Thursday, December 30, 2010

Holidays

The holidays this year have turned out to be completely different from years past. No rushing around stressing to get gifts. Just a simple Christmas spending quality time with the family. We did however decide to adopt a family and thanks to the contributions of many in the family (Nordstrom/Banse/Calender) we bought them a bunch of clothing, pots and pans, toys, etc.

Finally this Christmas i didn't feel alone, which i have felt every Christmas for a very long time... i think i'm finally at peace with myself, my life... i'm excited for the future. i'm OK being single and just dating around. i feel like my relationship with my mom, step dad, and sisters have flourished, and thanks to FB my aunt/uncle and cousins are a lot closer too.

This year these holidays are just another day for me, which i thought had the potential of sucking, but i had the best Christmas! For New Years i had originally planned to go to Flag for the pine cone drop, but due to all the snow and the fact that i start a "grown up job" Monday, i decided to stay back. Now i'm waking up in the morning, going to Fiesta Bowl parade with Alison Holden and planning on going to the block party tomorrow evening!!! Carpe Diem y Viva la Vida! hahaha..

Things are good, finally. Dad's pretty good - health wise, the rest of the family seems happy, i'm happy - single - ready to explore life/world... Yay!

So Happy Holidays to ya! I'm hoping it's been everything you never knew you always wanted : D

Wednesday, December 29, 2010

LIVE

i had an "epiphany" last night... something i've always known but never really followed through with. i've decided i'm going to LIVE! i do a lot of things that my guts tells me to do, and it hasn't steered me wrong yet. Instead of freaking out about my future i'm just going to live it. i'm filling out applications, reading books, praying and putting faith into my smaller gut to lead me.

i'm no longer bound by "but what if that's not what i'm supposed to do?". i'll figure it out as i go along. i'm 23, single, and have the world ahead of me. i need to start living for myself, keeping in mind all i've learned and open to learn more.

Today is a new day. Today i take charge. Today i start to just LIVE.

Monday, December 27, 2010

marriage, love, committed relationships = scary

i'm at a point in my life where i can't even fathom marriage. i want to think that it is that incredible "thing" where two people make a dedication for the rest of their lives to one another. They help each other to continually grow and influence positive change. Their love resonates throughout their lives together to everyone they meet.
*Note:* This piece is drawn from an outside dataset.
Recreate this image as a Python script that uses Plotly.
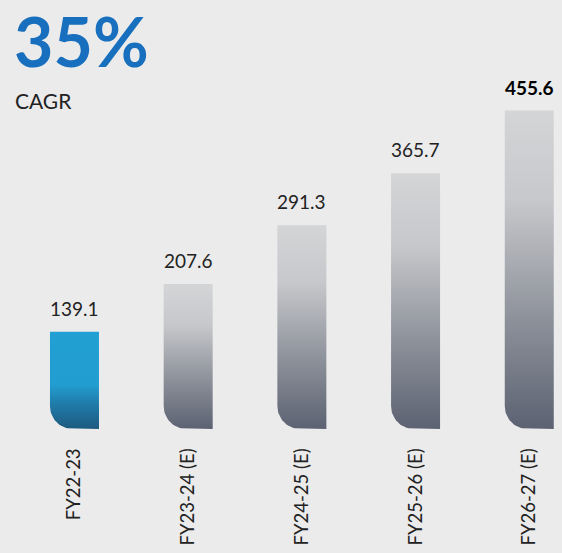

Marriage maybe is saying "i have chosen to make a promise to love you, a messy kind of love that isn't always rainbows and butterflies; i have chosen to fight for you, to be solely with you, to be intimate with you, to lift you up and to push you forward"

i'm at a point in my life where i also can't even fathom love or a committed relationship. i don't see it and i can't feel it or touch it or smell it or taste it... but i'm ready to do it. i believe in love as the verb. i'm doing ok at it in every day living, but i don't know how to do it in a committed relationship. i've never really had one, and i don't know what it's like to be loved and to love that someone in return.

There are relationship people, and then there is me; a non-relationship person. i don't have boyfriends or serious relationships. i have "one night stands", crushes here and there, constant going after guys i can't have, fear of allowing someone to love me whom i love it return. It's scary. That person has the power to crush your heart, and the repairs could take forever to heal. Who'd want to risk that? Maybe i just haven't found anyone worth risking it for...

Or maybe, all of this topic of love/relationships/marriage is mumbo jumbo and i'm just supposed to live, be single and available for loving all people and not putting too much energy in one relationship.

Meh - it's all intangible and foreign to me. And i'm realizing that it just freaks me out.